Ms. Dan has a particularly rich and velvety sound, mezzo in quality rather than lyric soprano, which suited her portrayal of a 1960’s Mimi – a far bolder and more seductive woman than the usual shy and modest Mimi as played for example by Mirella Freni in Zeffirelli’s famous 1965 La Scala production. Since operas are multidimensional events they have to locate themselves coherently in the time period chosen by the director, and 1968 in Paris does work well in this production. Instead of a candle Mimi needs a match for her cigarette. In her first entrance striding across the stage in her mini skirt, she looks very confident and anything but shy as she waves to a few street urchins. Rodolfo, played by the Korean tenor, Ho-Yoon Chung, against this Mimi, becomes the more vunerable of the two lovers and this also works. There is no showiness in his style. He has a very expressive voice that is on the lighter side and he is not tall. He totally inhabits the character giving a convincing and moving performance throughout as a sensitive and rather humble poet. His anguish in Act 3 over his inability to care adequately for Mimi is quite gut wrenching. Marcello, played by Samuel Dundas, was also excellent in the role – another totally believable character, tougher and more easy-going than Rodolfo. Julie Lea Goodwin was well cast as Musetta and tossed off the famous waltz song effortlessly.
With a DVD one sees all the nuances of expression and gestures and the four principals interact comfortably and easily under Morton’s direction. One criticism I have is that Mimi never appeared desperately ill in the last act. She looked as fresh as in Act 1 with no outward physical signs of the tuberculosis taking its toll. This jarred in an otherwise very naturalistic portrayal. Her singing improved throughout the opera and was particularly beautiful in the duet with Rodolfo in Act 3. (There was a somewhat fluffed top C at the end of the first act duet but how little this matters when the drama is not disturbed by the odd not quite perfect note in a live performance and leaving it just as it was makes the recording an honest one). Puccini once wrote “If there is no visceral sympathy with the characters or their plights, there is, as far as many people are concerned, no opera”(p619, The Oxford Handbook of Opera).
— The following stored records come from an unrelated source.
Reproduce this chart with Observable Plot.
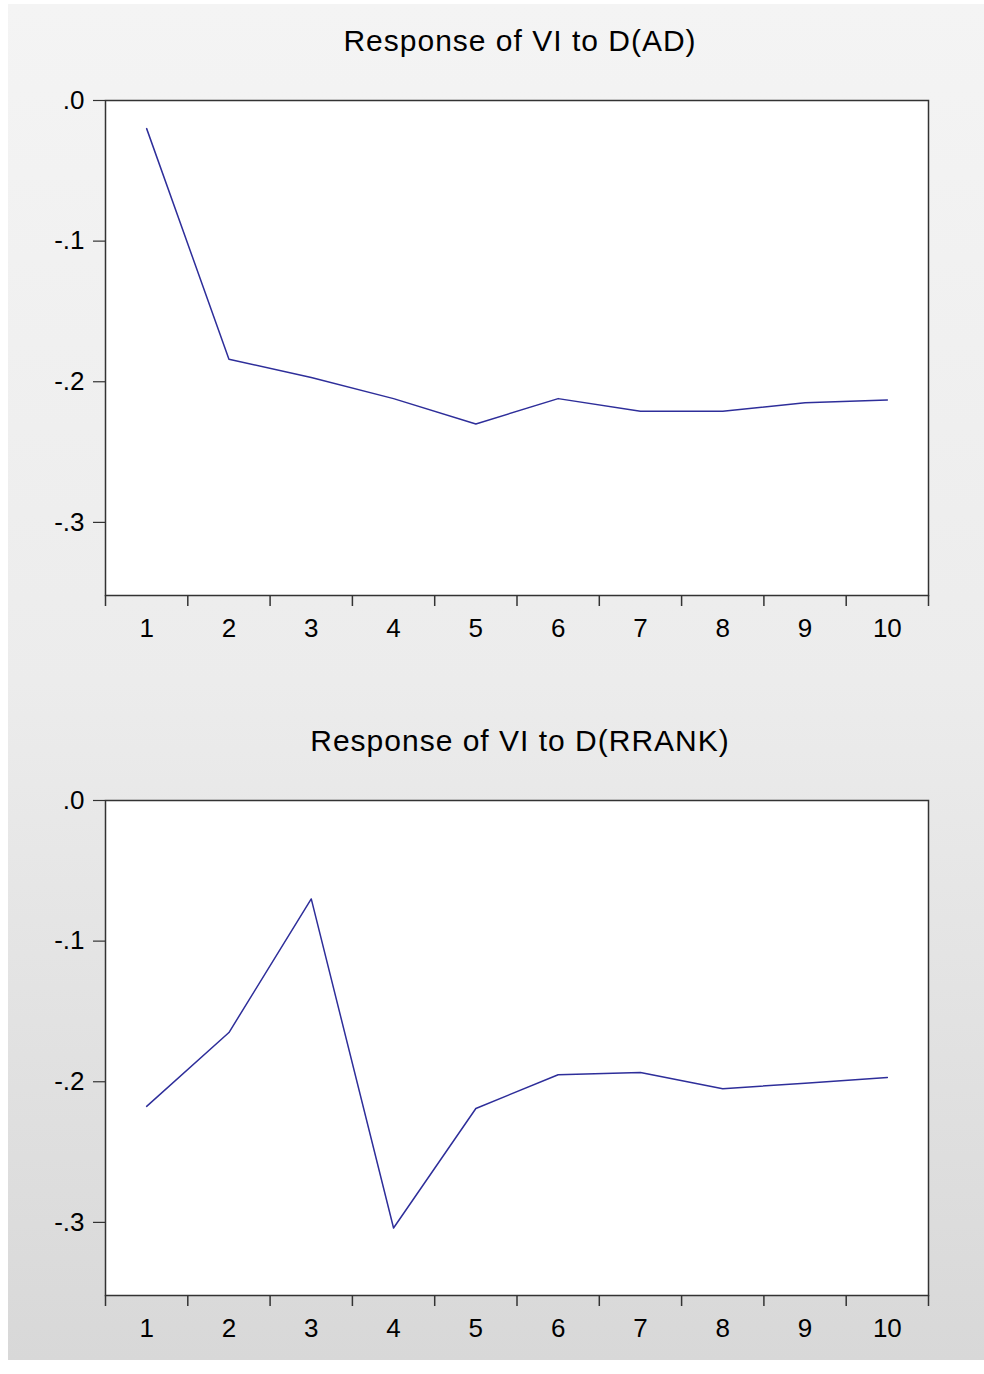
<!DOCTYPE html>
<html>
<head>
<meta charset="utf-8">
<script src="https://cdn.jsdelivr.net/npm/d3@7"></script>
<script src="https://cdn.jsdelivr.net/npm/@observablehq/plot@0.6"></script>
<style>
  html, body { margin: 0; padding: 0; background: #ffffff; }
  body { width: 984px; height: 1374px; position: relative; overflow: hidden; font-family: "Liberation Sans", Arial, sans-serif; }
  #bg { position: absolute; left: 8px; top: 4px; width: 976px; height: 1356px;
        background: linear-gradient(to bottom, #f4f4f4 0%, #ececec 50%, #d8d8d8 100%); }
  .title { position: absolute; left: 0; width: 1040px; text-align: center; font-size: 30px; letter-spacing: 1px; color: #000; line-height: 1; }
  .panel { position: absolute; left: 0; }
</style>
</head>
<body>
<div id="bg"></div>
<div class="title" id="t1"></div>
<div class="title" id="t2"></div>
<div class="panel" id="p1"></div>
<div class="panel" id="p2"></div>
<script>
// ---- data ----
const periods = [1, 2, 3, 4, 5, 6, 7, 8, 9, 10];
const responseAD = [-0.020, -0.184, -0.197, -0.212, -0.230, -0.212, -0.221, -0.221, -0.215, -0.213];
const responseRRANK = [-0.2175, -0.165, -0.070, -0.304, -0.219, -0.195, -0.1935, -0.205, -0.201, -0.197];
const titles = ["Response of VI to D(AD)", "Response of VI to D(RRANK)"];
const yTicks = [0, -0.1, -0.2, -0.3];
const yDomain = [-0.352, 0];
const xBoundaries = [0.5, 1.5, 2.5, 3.5, 4.5, 5.5, 6.5, 7.5, 8.5, 9.5, 10.5];

const fmtY = d => d === 0 ? ".0" : d3.format(".1f")(d).replace("\u2212", "-").replace("0.", ".");

function panel(values) {
  const data = periods.map((p, i) => ({period: p, value: values[i]}));
  return Plot.plot({
    width: 984,
    height: 575,
    marginLeft: 105,
    marginRight: 56,
    marginTop: 30,
    marginBottom: 50,
    style: {background: "transparent", fontFamily: "Liberation Sans, Arial, sans-serif", color: "#000"},
    x: {domain: [0.5, 10.5], axis: null},
    y: {domain: yDomain, axis: null},
    marks: [
      Plot.frame({fill: "white", stroke: null}),
      Plot.axisX({ticks: periods, tickSize: 0, tickPadding: 23, tickFormat: d => String(d), fontSize: 26, fill: "#000", label: null}),
      Plot.axisX({ticks: xBoundaries, tickSize: 11, tickFormat: () => "", stroke: "#333", strokeWidth: 1.5, label: null}),
      Plot.axisY({ticks: yTicks, tickSize: 12, tickPadding: 9, tickFormat: fmtY, fontSize: 26, fill: "#000", stroke: "#333", strokeWidth: 1.2, label: null}),
      Plot.line(data, {x: "period", y: "value", stroke: "#2e2e9a", strokeWidth: 1.5}),
      Plot.frame({stroke: "#333", strokeWidth: 1.5})
    ]
  });
}

document.getElementById("t1").textContent = titles[0];
document.getElementById("t1").style.top = "26px";
document.getElementById("t2").textContent = titles[1];
document.getElementById("t2").style.top = "726px";

const p1 = document.getElementById("p1");
p1.style.top = "70px";
p1.appendChild(panel(responseAD));
const p2 = document.getElementById("p2");
p2.style.top = "770px";
p2.appendChild(panel(responseRRANK));
</script>
</body>
</html>
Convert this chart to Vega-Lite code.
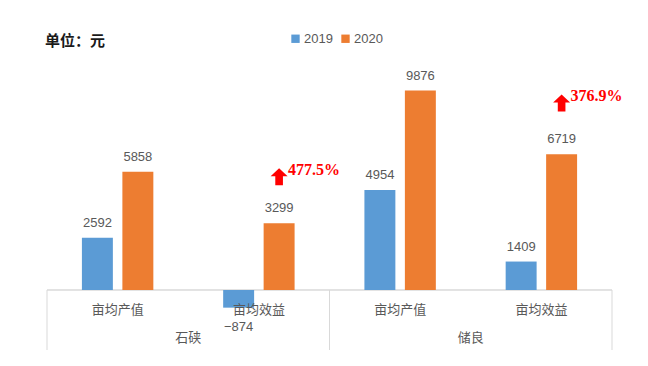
{
  "$schema": "https://vega.github.io/schema/vega-lite/v6.json",
  "width": 565,
  "height": 290,
  "autosize": {"type": "none"},
  "padding": {"left": 47, "top": 60, "right": 36, "bottom": 16},
  "background": "white",
  "config": {"view": {"stroke": null}},
  "title": {"text": "单位：元", "anchor": "start", "frame": "group", "offset": -17, "dx": -2, "font": "Noto Sans CJK SC", "fontSize": 15, "fontWeight": "bold", "color": "#1a1a1a"},
  "datasets": {
    "bars": [
      {"group": "石硖", "metric": "亩均产值", "cat": "石硖|亩均产值", "year": "2019", "value": 2592},
      {"group": "石硖", "metric": "亩均产值", "cat": "石硖|亩均产值", "year": "2020", "value": 5858},
      {"group": "石硖", "metric": "亩均效益", "cat": "石硖|亩均效益", "year": "2019", "value": -874},
      {"group": "石硖", "metric": "亩均效益", "cat": "石硖|亩均效益", "year": "2020", "value": 3299},
      {"group": "储良", "metric": "亩均产值", "cat": "储良|亩均产值", "year": "2019", "value": 4954},
      {"group": "储良", "metric": "亩均产值", "cat": "储良|亩均产值", "year": "2020", "value": 9876},
      {"group": "储良", "metric": "亩均效益", "cat": "储良|亩均效益", "year": "2019", "value": 1409},
      {"group": "储良", "metric": "亩均效益", "cat": "储良|亩均效益", "year": "2020", "value": 6719}
    ],
    "groups": [
      {"group": "石硖", "cat": "石硖|亩均产值"},
      {"group": "储良", "cat": "储良|亩均产值"}
    ],
    "lastcat": [
      {"cat": "储良|亩均效益"}
    ],
    "notes": [
      {"cat": "石硖|亩均效益", "year": "2020", "label": "477.5%", "at": 5610},
      {"cat": "储良|亩均效益", "year": "2020", "label": "376.9%", "at": 9260}
    ]
  },
  "layer": [
    {
      "data": {"name": "groups"},
      "mark": {"type": "rule", "color": "#d9d9d9", "strokeWidth": 1},
      "encoding": {
        "x": {"field": "cat", "type": "nominal", "bandPosition": 0, "axis": null,
              "scale": {"domain": ["石硖|亩均产值", "石硖|亩均效益", "储良|亩均产值", "储良|亩均效益"], "paddingInner": 0, "paddingOuter": 0}},
        "y": {"datum": 0, "type": "quantitative", "axis": null, "scale": {"domain": [-2970, 11386], "nice": false, "zero": false}},
        "y2": {"datum": -2970}
      }
    },
    {
      "data": {"name": "lastcat"},
      "mark": {"type": "rule", "color": "#d9d9d9", "strokeWidth": 1},
      "encoding": {
        "x": {"field": "cat", "type": "nominal", "bandPosition": 1, "axis": null},
        "y": {"datum": 0, "type": "quantitative"},
        "y2": {"datum": -2970}
      }
    },
    {
      "data": {"name": "groups"},
      "mark": {"type": "rule", "color": "#d9d9d9", "strokeWidth": 1},
      "encoding": {
        "y": {"datum": 0, "type": "quantitative"}
      }
    },
    {
      "data": {"name": "bars"},
      "mark": {"type": "bar"},
      "encoding": {
        "x": {"field": "cat", "type": "nominal", "axis": null},
        "xOffset": {"field": "year", "type": "nominal", "scale": {"domain": ["2019", "2020"], "paddingInner": 0.235, "paddingOuter": 0.8625}},
        "y": {"field": "value", "type": "quantitative"},
        "y2": {"datum": 0},
        "color": {"field": "year", "type": "nominal",
                  "scale": {"domain": ["2019", "2020"], "range": ["#5B9BD5", "#ED7D31"]},
                  "legend": {"title": null, "orient": "none", "legendX": 242, "legendY": -28, "direction": "horizontal",
                             "symbolType": "square", "symbolSize": 70, "symbolStrokeWidth": 0,
                             "labelFont": "Liberation Sans", "labelFontSize": 13, "labelColor": "#595959",
                             "labelOffset": 2, "columnPadding": 6}}
      }
    },
    {
      "data": {"name": "bars"},
      "transform": [{"filter": "datum.year == '2019'"}],
      "mark": {"type": "text", "font": "Noto Sans CJK SC", "fontSize": 13, "color": "#595959", "baseline": "middle"},
      "encoding": {
        "x": {"field": "cat", "type": "nominal"},
        "y": {"datum": -990, "type": "quantitative"},
        "text": {"field": "metric"}
      }
    },
    {
      "data": {"name": "groups"},
      "mark": {"type": "text", "font": "Noto Sans CJK SC", "fontSize": 13, "color": "#595959", "baseline": "middle"},
      "encoding": {
        "x": {"field": "cat", "type": "nominal", "bandPosition": 1},
        "y": {"datum": -2380, "type": "quantitative"},
        "text": {"field": "group"}
      }
    },
    {
      "data": {"name": "bars"},
      "transform": [{"filter": "datum.value >= 0"}],
      "mark": {"type": "text", "font": "Liberation Sans", "fontSize": 13, "color": "#595959", "baseline": "middle", "dy": -15},
      "encoding": {
        "x": {"field": "cat", "type": "nominal"},
        "xOffset": {"field": "year", "type": "nominal"},
        "y": {"field": "value", "type": "quantitative"},
        "text": {"field": "value", "type": "quantitative", "format": "d"}
      }
    },
    {
      "data": {"name": "bars"},
      "transform": [{"filter": "datum.value < 0"}],
      "mark": {"type": "text", "font": "Liberation Sans", "fontSize": 13, "color": "#595959", "baseline": "middle", "dy": 19},
      "encoding": {
        "x": {"field": "cat", "type": "nominal"},
        "xOffset": {"field": "year", "type": "nominal"},
        "y": {"field": "value", "type": "quantitative"},
        "text": {"field": "value", "type": "quantitative", "format": "d"}
      }
    },
    {
      "data": {"name": "notes"},
      "mark": {"type": "point", "filled": true, "opacity": 1, "color": "#FF0000", "size": 289,
               "shape": "M-0.45,1 L0.45,1 L0.45,-0.05 L1,-0.05 L0,-1 L-1,-0.05 L-0.45,-0.05 Z"},
      "encoding": {
        "x": {"field": "cat", "type": "nominal"},
        "xOffset": {"field": "year", "type": "nominal"},
        "y": {"field": "at", "type": "quantitative"}
      }
    },
    {
      "data": {"name": "notes"},
      "mark": {"type": "text", "font": "Liberation Serif", "fontWeight": "bold", "fontSize": 16, "color": "#FF0000", "align": "left", "baseline": "middle", "dx": 9, "dy": -7},
      "encoding": {
        "x": {"field": "cat", "type": "nominal"},
        "xOffset": {"field": "year", "type": "nominal"},
        "y": {"field": "at", "type": "quantitative"},
        "text": {"field": "label"}
      }
    }
  ]
}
I found a strong connection to the four principals developed through the opera in this production, moving me to tears. Puccini himself had experienced what it was like to be an impoverished young student when he went to Milan in 1880 to study music for three years. He identified with the world Henry Murgen described in his 1896 autobiography called Scenes de la vie de Bohème on which the story of the opera is based. He is of course the master at touching our hearts with his wonderful melodic inventions – music that reflects the depth and complexity of underlying emotions. He skilfully uses reiterations of motifs to remind us of what went before – e.g. melodies from the happy moments of first love in Act 1 become so poignant when revisited in the last act.
One does not see the orchestra or the conductor Brian Castles-Onion at all on the DVD but the sound they make is excellent, and the ensemble singing was always good – quite difficult to achieve on such a large open stage I would have thought. One is never aware of the performers looking at screens for the conductor’s beat – nothing disturbs the magic of the reality that is created on the stage. The sound engineer (Tony David Cray) has done a fine job achieving such a satisfying balance between the orchestra and singers.
Overall a very satisfying and heart-warming production.